Ikannya besar banget coy, segede gua waktu lahir kali, fix ini mah preman di kalangan ikan, warnanya hitam mengkilap, kumis yang menjutai dengan sangarnya, serta beberapa codet dekat alisnya. Setelah berhasil mengangkat ikan patin itu, kami semua merasa lega, dan si anak ‘ahli memancing’ tadi langsung meletakan ikan tadi ke dalam ember yang kami bawa. Tapi ga muat, dia pun memanggil seseorang dari dalam rumahnya.
“Waduh Mas saya aja ga tau loh kalau ada ikan segitu gedenya di sini,” kata seorang om om yang muncul dari dalam rumah si anak ‘ahli memancing’, yang ternyata adalah bapaknya anak itu sekaligus pemilik kolam pancing ini.
“Iya nih Pak, cape banget ngelawannya,” jawab paklek Rian.
“Kita timbang sekarang aja ya?” tanya om ‘bapak dari anak ahli memancing’.
“Iya sekalian sama ikan yang lain aja,” kata paklek.
Jujur gua lupa berapa berat si ikan patin itu ataupun berapa total dari berat ikan kami pada saat itu, yang pasti saat membayar seluruh ikan-ikan itu paklek dan si om ‘bapak dari anak ahli memancing’ ketawa-ketawa sendiri.
Total ada 4 pelastik ikan yang kami dapatkan hari itu, setiap ikan yang berhasil di tangkap, akan di masukan ke sebuah plastic bening yang di isi dengan oksigen dan air. Berhubung kami datang menggunakan Vespa, jadi mau ga mau kami menelfon ke rumah, untuk minta di jemput dengan mobil. Gua langsung pulang menggunakan mobil, sedangkan paklik Rian mengantarkan kak Shinta pulang.

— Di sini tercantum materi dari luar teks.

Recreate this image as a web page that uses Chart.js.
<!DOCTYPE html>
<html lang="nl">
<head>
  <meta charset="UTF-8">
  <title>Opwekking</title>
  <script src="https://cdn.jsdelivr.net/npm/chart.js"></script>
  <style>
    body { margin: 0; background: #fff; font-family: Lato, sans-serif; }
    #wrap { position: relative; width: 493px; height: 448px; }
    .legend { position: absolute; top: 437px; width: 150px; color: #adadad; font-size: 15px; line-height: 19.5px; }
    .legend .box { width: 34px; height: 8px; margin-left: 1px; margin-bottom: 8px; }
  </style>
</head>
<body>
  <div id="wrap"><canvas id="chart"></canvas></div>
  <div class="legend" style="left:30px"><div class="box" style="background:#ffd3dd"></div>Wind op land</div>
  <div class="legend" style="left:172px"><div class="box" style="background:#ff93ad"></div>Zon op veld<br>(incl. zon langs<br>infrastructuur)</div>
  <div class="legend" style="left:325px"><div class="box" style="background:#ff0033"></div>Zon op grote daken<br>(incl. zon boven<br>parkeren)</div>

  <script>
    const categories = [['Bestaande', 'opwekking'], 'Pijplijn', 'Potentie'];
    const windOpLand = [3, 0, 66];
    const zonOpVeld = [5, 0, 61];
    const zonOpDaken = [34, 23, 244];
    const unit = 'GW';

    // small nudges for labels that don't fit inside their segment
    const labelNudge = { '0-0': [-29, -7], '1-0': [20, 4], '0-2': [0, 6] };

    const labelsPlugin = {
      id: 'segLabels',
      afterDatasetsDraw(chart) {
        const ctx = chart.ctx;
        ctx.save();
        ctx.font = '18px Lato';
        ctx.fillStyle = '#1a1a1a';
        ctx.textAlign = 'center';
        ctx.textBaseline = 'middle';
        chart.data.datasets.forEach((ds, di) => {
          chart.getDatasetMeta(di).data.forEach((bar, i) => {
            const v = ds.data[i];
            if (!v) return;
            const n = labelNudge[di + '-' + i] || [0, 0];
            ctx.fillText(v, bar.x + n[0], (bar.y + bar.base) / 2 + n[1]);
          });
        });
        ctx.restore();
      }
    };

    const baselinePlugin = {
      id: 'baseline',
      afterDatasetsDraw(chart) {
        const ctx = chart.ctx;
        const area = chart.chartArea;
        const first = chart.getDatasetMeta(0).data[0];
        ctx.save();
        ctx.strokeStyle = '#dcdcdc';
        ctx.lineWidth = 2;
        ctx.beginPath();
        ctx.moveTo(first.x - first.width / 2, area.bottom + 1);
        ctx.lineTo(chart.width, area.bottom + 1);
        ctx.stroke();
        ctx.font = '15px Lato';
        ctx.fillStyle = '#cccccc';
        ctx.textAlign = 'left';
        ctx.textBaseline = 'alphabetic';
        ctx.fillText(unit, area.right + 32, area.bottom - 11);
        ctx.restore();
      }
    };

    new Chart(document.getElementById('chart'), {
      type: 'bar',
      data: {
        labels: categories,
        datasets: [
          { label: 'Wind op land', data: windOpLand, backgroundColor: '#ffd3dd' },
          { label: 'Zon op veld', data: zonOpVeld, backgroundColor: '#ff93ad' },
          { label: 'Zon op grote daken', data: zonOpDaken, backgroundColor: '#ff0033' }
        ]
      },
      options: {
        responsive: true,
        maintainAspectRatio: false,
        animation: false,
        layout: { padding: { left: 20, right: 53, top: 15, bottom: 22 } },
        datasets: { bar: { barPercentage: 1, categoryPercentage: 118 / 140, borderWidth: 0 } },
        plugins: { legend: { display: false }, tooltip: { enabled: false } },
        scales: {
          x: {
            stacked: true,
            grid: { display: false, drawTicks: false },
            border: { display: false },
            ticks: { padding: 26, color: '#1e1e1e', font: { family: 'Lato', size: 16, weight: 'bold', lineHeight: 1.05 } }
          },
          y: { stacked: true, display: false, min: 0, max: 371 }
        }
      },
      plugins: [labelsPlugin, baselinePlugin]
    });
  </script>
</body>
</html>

Saat sampai di rumah, nyokap gua kaget banget dengan seluruh hasil tangkapan kami, dan meminta tolong kepada orang yang kerja di rumah buat meletakkan seluruh ikan-ikan tadi ke dalam kolam kami, kami baru pindah ke rumah baru pada saat itu, dan di belakang ada 2 buah kolam ikan yang masih sepi, cuma ada ikan-ikan mas kecil di dalamnya.
Saat kami memasukkan ikan ikan-ikan yang kami tangkan tadi, tidak ada masalah sama sekali, kecuali untuk ikan patin. Bagian punggung ikan patin muncul di permukaan, dan bagian perutnya sudah tersert di dasar kolam, padahal itu kolam itungannya udah tinggi permukannya.

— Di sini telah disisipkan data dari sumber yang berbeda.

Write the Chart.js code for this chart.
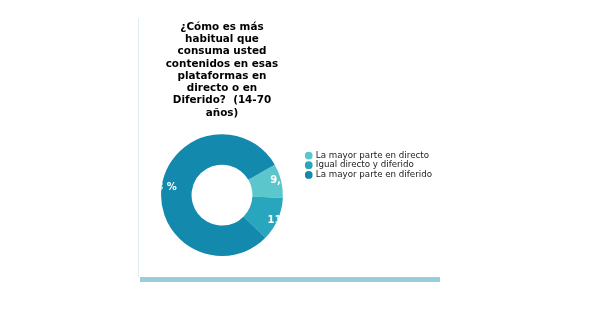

“Kayanya yang patin ga bisa \ tinggal di kolam Dek,” kata paklek yang tiba-tiba muncl.
“Lah terus mau di lepas, Lek?” tanya gua sedih, mengingat seberapa susah kami melawan ikan itu.
“Ya ga di lepas lah, mahal itu.”
“Lah jadi di apain, Lek?” pastinya kalian tau dong ikan itu akan di apain? Yak benar!!!

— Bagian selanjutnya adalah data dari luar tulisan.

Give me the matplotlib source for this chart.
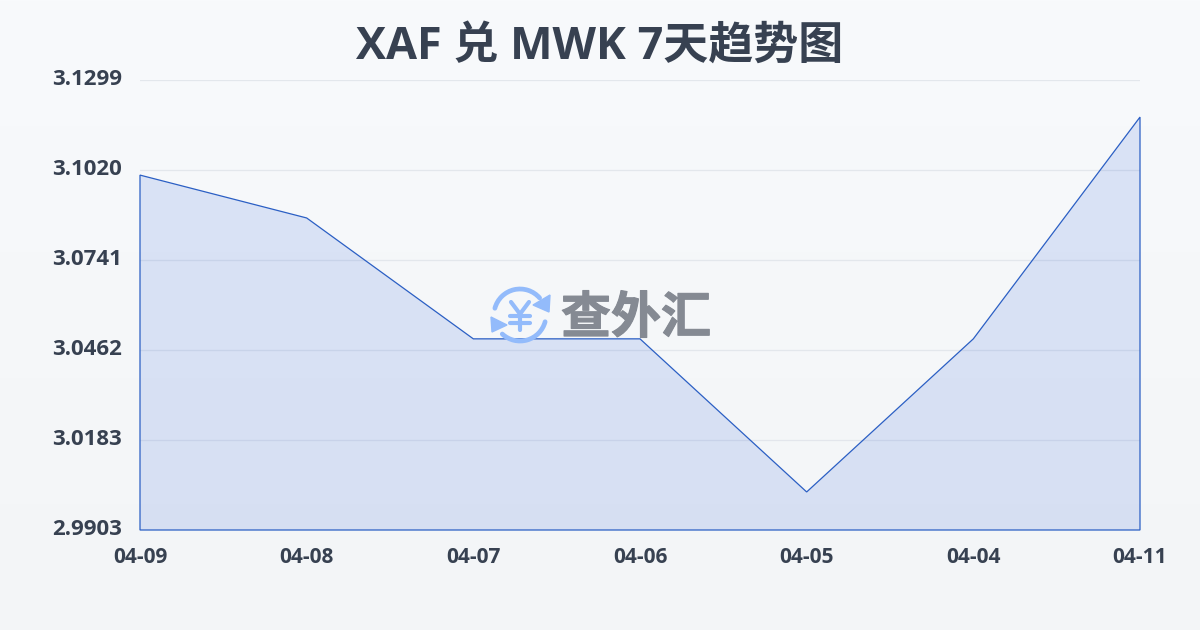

Malamnya kami pesta ikan, yah ga bisa di bilang pesta juga sih, karena ikan yang di makan hanya 1. For your information, pada saat itu orang tinggal di rumah gua ada 8 orang, dan si patin cukup unuk kami. god bless you, patin.
Singkat cerita, minggu depannya paklek mengajak gua untuk pergi memancing lagi, tapi kali ini kami pergi dengan mobil pickup milik dia, karena dia PD bakal dapet banyak. Namun sayang, gua harus pergi bareng bonyok pada hari itu. Jadi dia pergi berdua dengan Tante Shinta.
Saat mereka pulang dari memancing, ternyata mereka cuma bawa dua ekor ikan.
“Ternyata hoki nya ada di Risky eh,” kata paklek ke nyokap gua. KEBAYANG DONG SEBERAPA BESAR PALA GUA SAAT ITU?
Minggu depannya lagi, paklek mengajak gua buat pergi memancing lagi, dan gua pun mengiyakannya. Saat sampai di sana ternyata si paklik sudah akrab dengan om ‘BDAAM’.
“Kita liat ya, bener ga hokinya di kamu,” heh nantangin ni om-om.
Dan benar saja, walaupun ga berhasil mengangkat ikan gede lagi, tapi kami berhasil menangkap dua ikan nila, tiga patin, satu mas dan dua perunggu. Lah berasa atlet gua.
“Wah memang hokinya di kamu ya Dek,” kata si om ‘BDAAM’.
“Hehe yap.” yap…? YAP APAAN SIH???
Setelah hari itu, sampai gua masuk kelas 3 SD, paklek lumayan rutin mengajak gua memancing. Dan selama masa memancing itu, kami berhasil mengangkat 3 ekor ikan yang besarnya hampir sama dengan ikan raksasa tadi.
Sampai akhirnya, paklek Rian dan tante Shinta menikah, dan mereka pindah dari pekanbaru, gua udah mulai jarang banget buat pergi mancing lagi. Dan sekarang, memancing di laut adalah hal yang ada di dalam bucket list gua.
Ps: gua baru sadar saat selesai menulis chapter ini, nama oom ‘bapak dari anak ahli memancing’ itu om Ricky. Berhubung saya capek, jadi saya mager untuk nge-scroll ke atas, jadi gua ga ubah nama doi.
Atas pengertiannya, saya ucapkan peace, love and gawol.